Producers Roger Berlind, Scott Landis and the Nederlander Organization are attached to the revival. Casting and an opening night have not been announced; however, Davis previously stated that he hoped Academy Award winners Anne Hathaway ("Les Misérables") and Colin Firth ("The King's Speech") will star as Eliza Doolittle and Henry Higgins, respectively.

In the column, Davis described the impact that the scores to the Rodgers and Hammerstein musicals Oklahoma! and Carousel had on him, characterizing the shows as having "one incredible song, one future classic, after another."

Davis went on to reveal that part of his initial goal when founding Arista Records in 1974 was to record Broadway cast albums and to release pop singles from their scores akin to the 1960s radio hits including Robert Goulet's "On the Street Where You Live," Barbra Streisand's "People" and Louis Armstrong's "Hello, Dolly!" Davis did record the original Broadway cast album of Kander and Ebb's Chicago.

"But things changed," Davis wrote. "Yes, Manilow recorded 'Memory' from Cats and Whitney recorded 'I Know Him So Well' from the musical Chess, but there was no new musical being written that contained a rich body of musical gems destined to be classics." Davis went on to express his frustration with the quality of new musicals that are being produced on Broadway today, citing three hit shows that won Tony Awards for Best Score and Best Musical. "I would listen to the songs of The Producers, Hairspray, The Book of Mormon, all promising to be hit Broadway shows, but none giving birth in profusion to songs that would be part of our generation's legacy," he wrote.

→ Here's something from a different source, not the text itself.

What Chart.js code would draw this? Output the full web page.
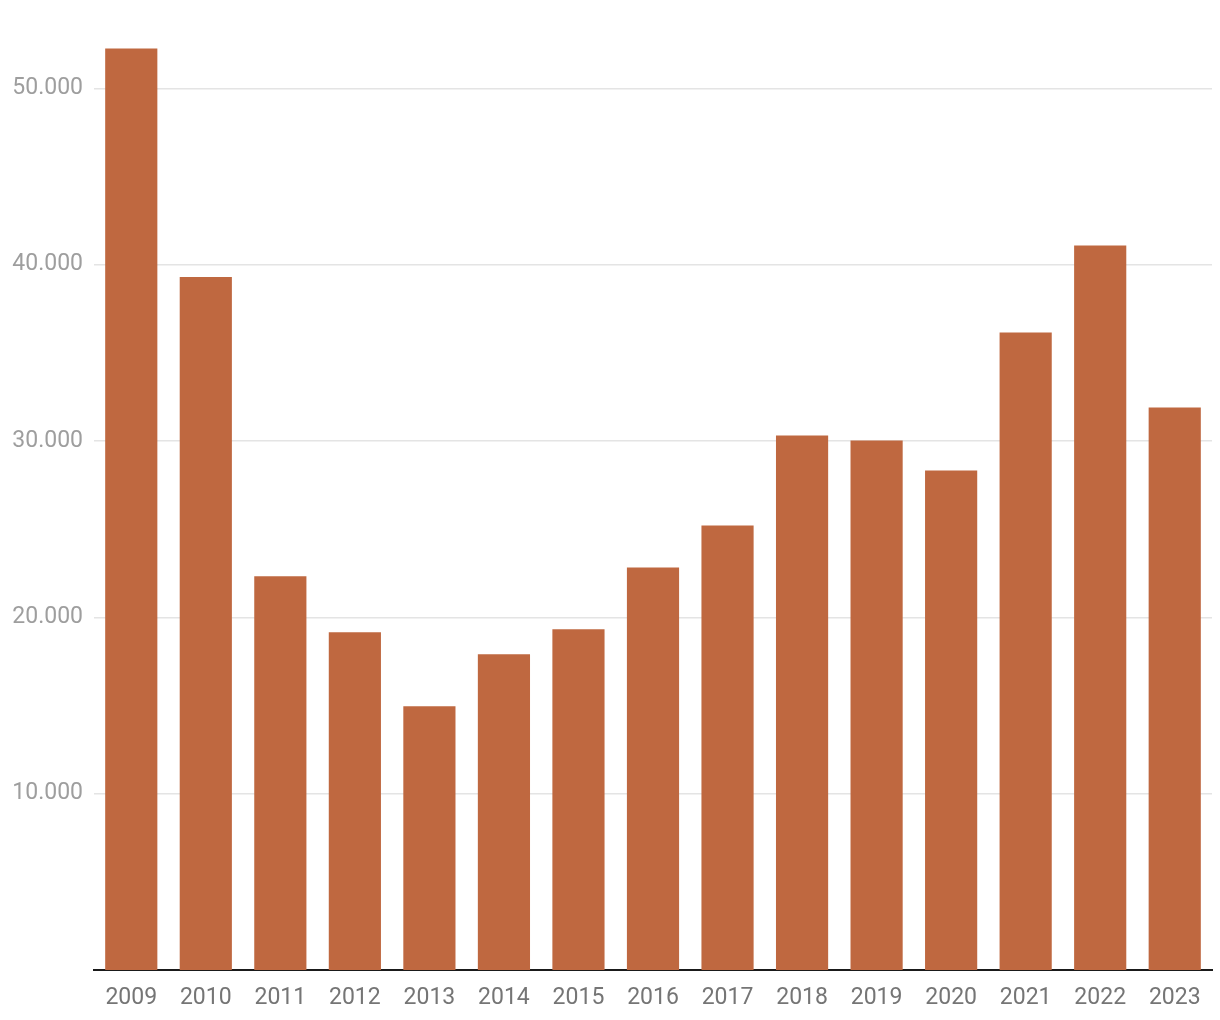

Davis stated that when he realized it was unlikely that there were more musicals like Oklahoma! and Carousel out there for him to produce, he turned to celebrating the genre of "the vintage Broadway musical, by reviving what could be considered the greatest musical of all time: My Fair Lady. What music! With that special combination of literate, incisive, penetrating lyrics and glorious, wonderful melodies."